I suppose the challenge in organising successful events is the need to cater for the wide demographic above and this is where other young members will do well to contribute (i.e. giving feedback and suggesting ideas for beneficial topics).
How has your membership and involvement with CIArb benefited you?
Being a CIArb member gives me regular insights into legal principles and the current state of legal affairs. I suppose that doesn’t seem like much until you consider the cost of things going wrong in the construction industry.
My ability so foresee potential issues not just from a technical stand point but in poorly written tender documents, contract documents and being able to plan ahead for these potential risks is invaluable.
Perhaps more rewarding is being able to impart my knowledge of some legal principles to my mentees in the course of their development and this is where I realise how beneficial being a member of the CIArb has been.
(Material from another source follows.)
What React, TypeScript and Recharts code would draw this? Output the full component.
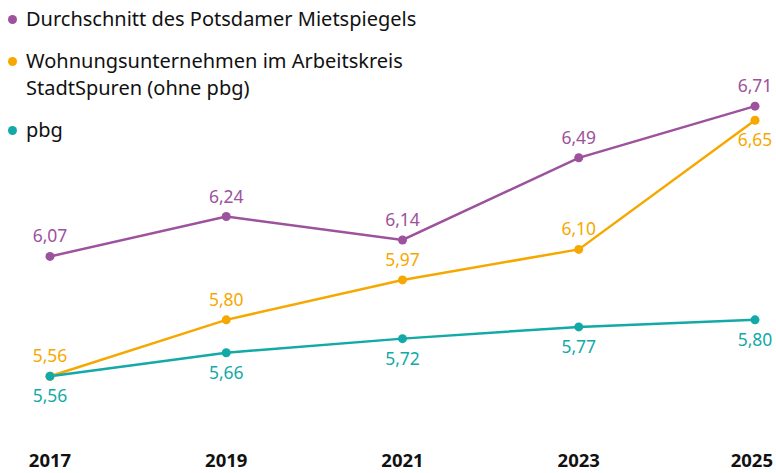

I should probably say a little thank you to the highly experienced mediators, arbitrators and judges in the industry who have taken their time out to share their knowledge and experience either in writing or at the events I have been privileged to attend.
What are your priorities for the future?
Time pressures from professional and personal commitments means it is becoming more challenging to undertake formal or structured training but I have every intention of further developing my dispute resolution knowledge and experience going forward. In the meantime, it is my aim to continue to support the sharing of knowledge and experience in ADR however I can.